**Given data**
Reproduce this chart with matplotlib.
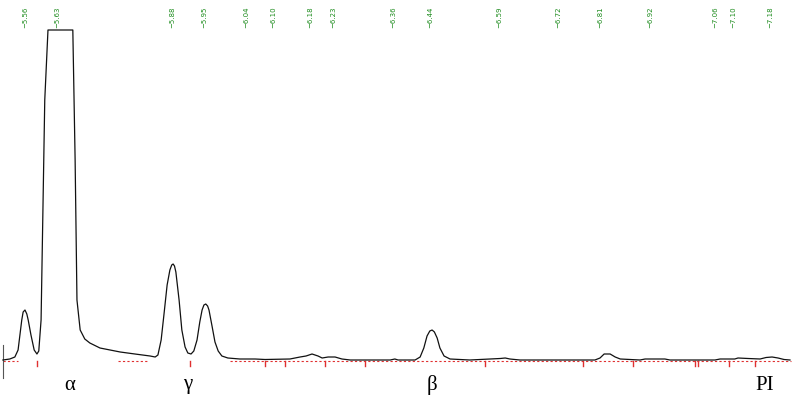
import numpy as np
import matplotlib
matplotlib.use("Agg")
import matplotlib.pyplot as plt

# retention time (min) and detector signal
trace_t = [5.512, 5.527, 5.538, 5.545, 5.549, 5.553, 5.556, 5.560, 5.564, 5.567,
           5.573, 5.580, 5.586, 5.590, 5.595, 5.599, 5.603, 5.610, 5.664, 5.669,
           5.673, 5.680, 5.690, 5.701, 5.723, 5.745, 5.767, 5.799, 5.832, 5.843,
           5.849, 5.856, 5.862, 5.869, 5.875, 5.879, 5.882, 5.885, 5.888, 5.895,
           5.901, 5.908, 5.914, 5.921, 5.927, 5.934, 5.940, 5.945, 5.949, 5.953,
           5.957, 5.960, 5.967, 5.973, 5.980, 5.988, 6.001, 6.027, 6.060, 6.082,
           6.136, 6.158, 6.171, 6.184, 6.197, 6.206, 6.219, 6.234, 6.249, 6.267,
           6.354, 6.364, 6.371, 6.408, 6.419, 6.427, 6.434, 6.440, 6.445, 6.450,
           6.456, 6.462, 6.471, 6.484, 6.527, 6.593, 6.604, 6.614, 6.636, 6.799,
           6.810, 6.819, 6.832, 6.843, 6.854, 6.897, 6.908, 6.951, 6.962, 7.060,
           7.071, 7.103, 7.110, 7.132, 7.158, 7.171, 7.184, 7.197, 7.210, 7.223]
trace_y = [0, 1, 3, 10, 25, 40, 48, 50, 46, 40,
           25, 10, 6, 9, 40, 150, 260, 330, 330, 200,
           60, 30, 21, 17, 12, 10, 8, 6, 4, 3,
           5, 20, 45, 75, 90, 95, 96, 94, 88, 60,
           30, 13, 7, 6, 9, 20, 38, 50, 55, 56,
           54, 50, 33, 18, 9, 4, 2, 1, 1, 0.5,
           1, 3, 4, 6, 4, 2, 3, 3, 1, 0,
           0, 1, 0, 0, 3, 12, 24, 29, 30, 28,
           22, 12, 4, 1, 0, 1.5, 2, 1, 0, 0,
           2, 6, 6, 3, 1, 0, 1, 1, 0, 0,
           1, 1, 2, 1.5, 1, 2.5, 3, 2, 0.5, 0]

# peak retention times printed above the trace
peak_times = [5.56, 5.63, 5.88, 5.95, 6.04, 6.10, 6.18, 6.23, 6.36, 6.44,
              6.59, 6.72, 6.81, 6.92, 7.06, 7.10, 7.18]

# integration boundaries and baselines
boundary_t = [5.586, 5.919, 6.082, 6.125, 6.212, 6.299, 6.560, 6.773,
              6.882, 7.017, 7.023, 7.090, 7.147]
baseline_segs = [(5.512, 5.545), (5.762, 5.827), (6.005, 7.225)]

# fraction names
frac_names = ["α", "γ", "β", "PI"]
frac_t = [5.658, 5.914, 6.445, 7.167]

fig = plt.figure(figsize=(7.98, 4.05), dpi=100)
ax = fig.add_axes([0, 0, 1, 1])
ax.set_xlim(5.5057, 7.2404)
ax.set_ylim(-45, 360)
ax.axis("off")

for a, b in baseline_segs:
    ax.plot([a, b], [-1, -1], color="#e03030", lw=0.8, ls=(0, (2, 2)))
for t in boundary_t:
    ax.plot([t, t], [-1, -6], color="#e03030", lw=1.0)
ax.plot([trace_t[0], trace_t[0]], [15, -18], color="#555555", lw=0.8)

ax.plot(trace_t, trace_y, color="#111111", lw=0.9)

for t in peak_times:
    ax.text(t, 332, "\u2212%.2f" % t, rotation=90, ha="center", va="bottom",
            fontsize=5, color="#1a8a1a")

for name, t in zip(frac_names, frac_t):
    ax.text(t, -25, name, ha="center", va="center", fontsize=15,
            family="Liberation Serif")

fig.savefig("out.png", dpi=100)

**Task prompt**
Reproduce the data above in full, exactly as it is, with the pictures left out.

**Solution for this task**
Reproduce this chart with matplotlib.
import numpy as np
import matplotlib
matplotlib.use("Agg")
import matplotlib.pyplot as plt

# retention time (min) and detector signal
trace_t = [5.512, 5.527, 5.538, 5.545, 5.549, 5.553, 5.556, 5.560, 5.564, 5.567,
           5.573, 5.580, 5.586, 5.590, 5.595, 5.599, 5.603, 5.610, 5.664, 5.669,
           5.673, 5.680, 5.690, 5.701, 5.723, 5.745, 5.767, 5.799, 5.832, 5.843,
           5.849, 5.856, 5.862, 5.869, 5.875, 5.879, 5.882, 5.885, 5.888, 5.895,
           5.901, 5.908, 5.914, 5.921, 5.927, 5.934, 5.940, 5.945, 5.949, 5.953,
           5.957, 5.960, 5.967, 5.973, 5.980, 5.988, 6.001, 6.027, 6.060, 6.082,
           6.136, 6.158, 6.171, 6.184, 6.197, 6.206, 6.219, 6.234, 6.249, 6.267,
           6.354, 6.364, 6.371, 6.408, 6.419, 6.427, 6.434, 6.440, 6.445, 6.450,
           6.456, 6.462, 6.471, 6.484, 6.527, 6.593, 6.604, 6.614, 6.636, 6.799,
           6.810, 6.819, 6.832, 6.843, 6.854, 6.897, 6.908, 6.951, 6.962, 7.060,
           7.071, 7.103, 7.110, 7.132, 7.158, 7.171, 7.184, 7.197, 7.210, 7.223]
trace_y = [0, 1, 3, 10, 25, 40, 48, 50, 46, 40,
           25, 10, 6, 9, 40, 150, 260, 330, 330, 200,
           60, 30, 21, 17, 12, 10, 8, 6, 4, 3,
           5, 20, 45, 75, 90, 95, 96, 94, 88, 60,
           30, 13, 7, 6, 9, 20, 38, 50, 55, 56,
           54, 50, 33, 18, 9, 4, 2, 1, 1, 0.5,
           1, 3, 4, 6, 4, 2, 3, 3, 1, 0,
           0, 1, 0, 0, 3, 12, 24, 29, 30, 28,
           22, 12, 4, 1, 0, 1.5, 2, 1, 0, 0,
           2, 6, 6, 3, 1, 0, 1, 1, 0, 0,
           1, 1, 2, 1.5, 1, 2.5, 3, 2, 0.5, 0]

# peak retention times printed above the trace
peak_times = [5.56, 5.63, 5.88, 5.95, 6.04, 6.10, 6.18, 6.23, 6.36, 6.44,
              6.59, 6.72, 6.81, 6.92, 7.06, 7.10, 7.18]

# integration boundaries and baselines
boundary_t = [5.586, 5.919, 6.082, 6.125, 6.212, 6.299, 6.560, 6.773,
              6.882, 7.017, 7.023, 7.090, 7.147]
baseline_segs = [(5.512, 5.545), (5.762, 5.827), (6.005, 7.225)]

# fraction names
frac_names = ["α", "γ", "β", "PI"]
frac_t = [5.658, 5.914, 6.445, 7.167]

fig = plt.figure(figsize=(7.98, 4.05), dpi=100)
ax = fig.add_axes([0, 0, 1, 1])
ax.set_xlim(5.5057, 7.2404)
ax.set_ylim(-45, 360)
ax.axis("off")

for a, b in baseline_segs:
    ax.plot([a, b], [-1, -1], color="#e03030", lw=0.8, ls=(0, (2, 2)))
for t in boundary_t:
    ax.plot([t, t], [-1, -6], color="#e03030", lw=1.0)
ax.plot([trace_t[0], trace_t[0]], [15, -18], color="#555555", lw=0.8)

ax.plot(trace_t, trace_y, color="#111111", lw=0.9)

for t in peak_times:
    ax.text(t, 332, "\u2212%.2f" % t, rotation=90, ha="center", va="bottom",
            fontsize=5, color="#1a8a1a")

for name, t in zip(frac_names, frac_t):
    ax.text(t, -25, name, ha="center", va="center", fontsize=15,
            family="Liberation Serif")

fig.savefig("out.png", dpi=100)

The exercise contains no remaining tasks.